I am interested in textiles, especially clothing. Fabric preserves the essence of its maker; traces of the wearer become entwined with the warp and weft, allowing physical objects to become containers for memory.
This interest in fabric and embroidery started with some family heirlooms: a collection of beautiful and intricate Irish white work hand made by female relations. More recently, an embroidered christening robe that has been in my family for over hundred years inspired a major body of work. Through this work I examined my family links and ties to the past. I examined how delicate life is, and how the states of birth and death can be similar in their fragility and vulnerability. This body of work grew and developed to encompass many other thoughts and feelings, and I realized that these ‘little dresses’ could be interpreted in a variety of ways by both the viewer and maker.
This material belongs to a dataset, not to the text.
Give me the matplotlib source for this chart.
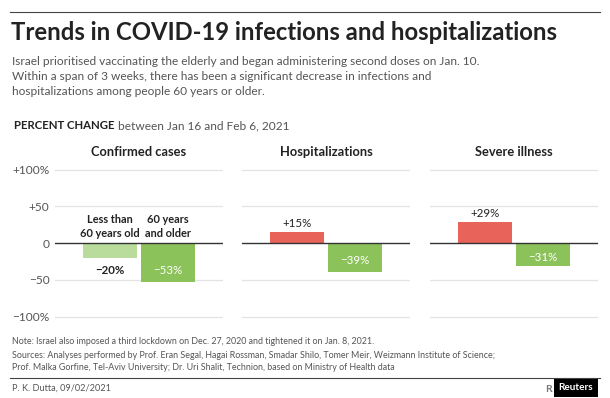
import matplotlib.pyplot as plt
from matplotlib.lines import Line2D

plt.rcParams['font.family'] = ['Lato', 'DejaVu Sans']

# data
panels = ["Confirmed cases", "Hospitalizations", "Severe illness"]
groups = ["Less than\n60 years old", "60 years\nand older"]
values = [[-20, -53], [15, -39], [29, -31]]
yticks = [100, 50, 0, -50, -100]
ytick_labels = ["+100%", "+50", "0", "\u221250", "\u2212100%"]

RED = "#e8635a"
GREEN = "#8cc25a"
LIGHT_GREEN = "#b9db9c"
DARK = "#222222"
GREY = "#555555"

W, H = 610, 398
fig = plt.figure(figsize=(W / 100, H / 100), dpi=100)


def px(x, y):
    return x / W, 1 - y / H


def fmt(v):
    return f"+{v}%" if v > 0 else f"\u2212{abs(v)}%"


# header
fig.add_artist(Line2D([10 / W, 600 / W], [1 - 12 / H] * 2, color="#444444", lw=0.8))
fig.text(*px(11, 33), "Trends in COVID-19 infections and hospitalizations",
         fontsize=17.2, fontweight="bold", color=DARK, va="center")
sub = ("Israel prioritised vaccinating the elderly and began administering second doses on Jan. 10.\n"
       "Within a span of 3 weeks, there has been a significant decrease in infections and\n"
       "hospitalizations among people 60 years or older.")
fig.text(*px(12, 56), sub, fontsize=8.6, color=GREY, va="top", linespacing=1.45)
pc = fig.text(*px(14, 126), "PERCENT CHANGE", fontsize=8.2, fontweight="bold", color=DARK, va="center")
fig.canvas.draw()
pc_right = pc.get_window_extent().x1
fig.text(pc_right / W + 4 / W, 1 - 126 / H, "between Jan 16 and Feb 6, 2021",
         fontsize=8.6, color=GREY, va="center")

# panels
lefts = [55, 242, 430]
pw = 168
top, bottom = 160, 325
zero_px, per = 243, 0.735
ylo, yhi = -(bottom - zero_px) / per, (zero_px - top) / per
half = (pw / 2) / 58

for i, (name, vals) in enumerate(zip(panels, values)):
    ax = fig.add_axes([lefts[i] / W, 1 - bottom / H, pw / W, (bottom - top) / H])
    ax.set_xlim(-half, half)
    ax.set_ylim(ylo, yhi)
    for t in yticks:
        if t != 0:
            ax.axhline(t, color="#e3e3e3", lw=0.9, zorder=0)
    xs = [-0.5, 0.5]
    for j, (x, v) in enumerate(zip(xs, vals)):
        if i == 0:
            c = LIGHT_GREEN if j == 0 else GREEN
        else:
            c = RED if v > 0 else GREEN
        ax.bar(x, v, width=0.93, color=c, zorder=2)
        if v > 0:
            ax.text(x, v + 4, fmt(v), ha="center", va="bottom", fontsize=8.3, color=DARK)
        elif i == 0 and j == 0:
            ax.text(x, -37, fmt(v), ha="center", va="center", fontsize=8.3,
                    color=DARK, fontweight="bold")
        else:
            ax.text(x, -37 if i == 0 else v / 2 - 4, fmt(v), ha="center", va="center",
                    fontsize=8.3, color="white")
    if i == 0:
        for x, g in zip(xs, groups):
            ax.text(x, 6, g, ha="center", va="bottom", fontsize=7.9,
                    fontweight="bold", color=DARK, linespacing=1.3)
    ax.axhline(0, color="#333333", lw=1.0, zorder=3)
    ax.text(0.5, 1 - (152 - top) / (bottom - top), name, transform=ax.transAxes,
            ha="center", va="center", fontsize=9.3, fontweight="bold", color=DARK)
    for s in ax.spines.values():
        s.set_visible(False)
    ax.set_xticks([])
    if i == 0:
        ax.set_yticks(yticks)
        ax.set_yticklabels(ytick_labels, fontsize=8.6, color=GREY)
        ax.tick_params(axis="y", length=0, pad=4)
    else:
        ax.set_yticks([])

# footer
fig.text(*px(12, 341), "Note: Israel also imposed a third lockdown on Dec. 27, 2020 and tightened it on Jan. 8, 2021.",
         fontsize=6.4, color=GREY, va="center")
src = ("Sources: Analyses performed by Prof. Eran Segal, Hagai Rossman, Smadar Shilo, Tomer Meir, Weizmann Institute of Science;\n"
       "Prof. Malka Gorfine, Tel-Aviv University; Dr. Uri Shalit, Technion, based on Ministry of Health data")
fig.text(*px(12, 351), src, fontsize=6.4, color=GREY, va="top", linespacing=1.45)
fig.add_artist(Line2D([10 / W, 600 / W], [1 - 378 / H] * 2, color="#444444", lw=0.8))
fig.text(*px(12, 388), "P. K. Dutta, 09/02/2021", fontsize=6.6, color=GREY, va="center")
fig.text(*px(545, 389), "R", fontsize=7.5, color="#777777", va="center", fontweight="bold")
fig.text(*px(576, 388), "Reuters", fontsize=7.2, color="white", va="center", ha="center",
         fontweight="bold",
         bbox=dict(boxstyle="square,pad=0.45", fc="black", ec="none"))

fig.savefig("out.png", dpi=100, facecolor="white")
The universal themes of birth and death are still woven through my work, yet I am increasingly starting to explore how clothing acts like a second skin, and how these items are inexplicably interlaced with narrative. ‘Empty’ dresses hang like skeletons in our closets, bound with the memories the (absent) body still holds inside.
Glass, for me, is the perfect medium to encapsulate these transient notions. Glass offers endless sculptural possibilities and is full of contradictions- a mirror of life itself. The process of making is intrinsic to my practice and I am fascinated by the interface created when glass is used in conjunction with other processes and techniques, for example photography, printmaking and textiles.